Un asunto europeo

Madeleine Albright, secretaria de Estado con Clinton, acaba de decir que lo de Cataluña empieza a parecerse a Yugoslavia

El señor Valls se presenta a la Alcaldía de Barcelona para disputarle el puesto a la señora Colau, junto a un resto de candidatos a primer edil, entre los que destaca don Tete Maragall, otrora socialista del PSC, devenido canciller indepe y abuelo faltón de ERC. Otro día hablaremos, si les parece, del PSC como cantera del independentismo; ahora querríamos insistir en el significado obvio de la candidatura de Valls; candidatura que señala la magnitud europea, el alcance continental, del ominoso putsch catalanista, y que promete cierta virtú republicana -de la República francesa-, ante el cantonalismo racista, pronunciadamente antidemocrático, que se aglutina en la barahúnda indepe.

Madeleine Albright, secretaria de Estado con Clinton, acaba de decir que lo de Cataluña empieza a parecerse a Yugoslavia. De modo que el presidente del Gobierno, don Pedro Sánchez, se ha marchado al Canadá para revelarnos que aquí hace falta mucha empatía, mientras que la vicepresidenta Calvo y la delegada del Gobierno en Cataluña, doña Teresa Cunillera, abogan, bien por el indulto, bien por una relajación de la prisión preventiva. Todo lo cual, obligado es reconocerlo, honra a un Gobierno tan generoso y empático, cuya conmiseración, sin embargo, va por tramos. También doña Ada Colau se ha mostrado particularmente identificada con la parte menos atractiva de Barcelona. Lo que se infiere, en cualquier caso, del mensaje del señor Sánchez es que un Estado democrático y la abrumadora mayoría de su población deben someterse al dicterio, arbitrario y xenófobo, de una minoría autoritaria. Dicha minoría tiene cerrado el Parlament (suponemos que en nombre de la libertad), y propone un nuevo concepto de ciudadanía que hace distingos entre razas superiores y razas fallidas, y recuerda a los viejos siervos de la gleba que todavía alcanzó a conocer Liev Tolstoi.

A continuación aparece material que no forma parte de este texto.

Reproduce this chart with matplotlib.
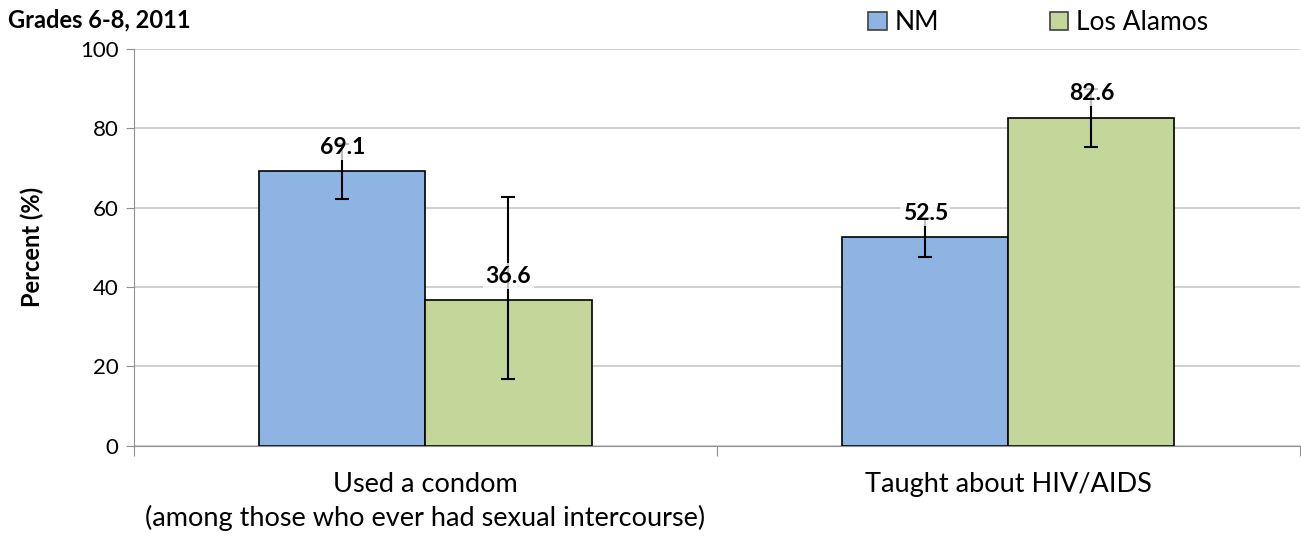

No hay una sola razón por la cual un Estado europeo, salvo la propensión al suicidio que ya ha demostrado Europa en el siglo XX; no hay ninguna razón, repito, por la que una democracia europea deba atender tales demandas. Atenderlas significaría tanto la destrucción de la democracia española como el fin de la empresa europea. Ahora bien, que Europa caiga por la ambición bárbara y desmesurada de Atila no carece de cierta grandeza infausta (Atila respetó las murallas Roma y volvió su caballo ante la autoridad de León I). Rendir un continente, con sus respectivas democracias, a los artículos de Torra, es una majadería imperdonable.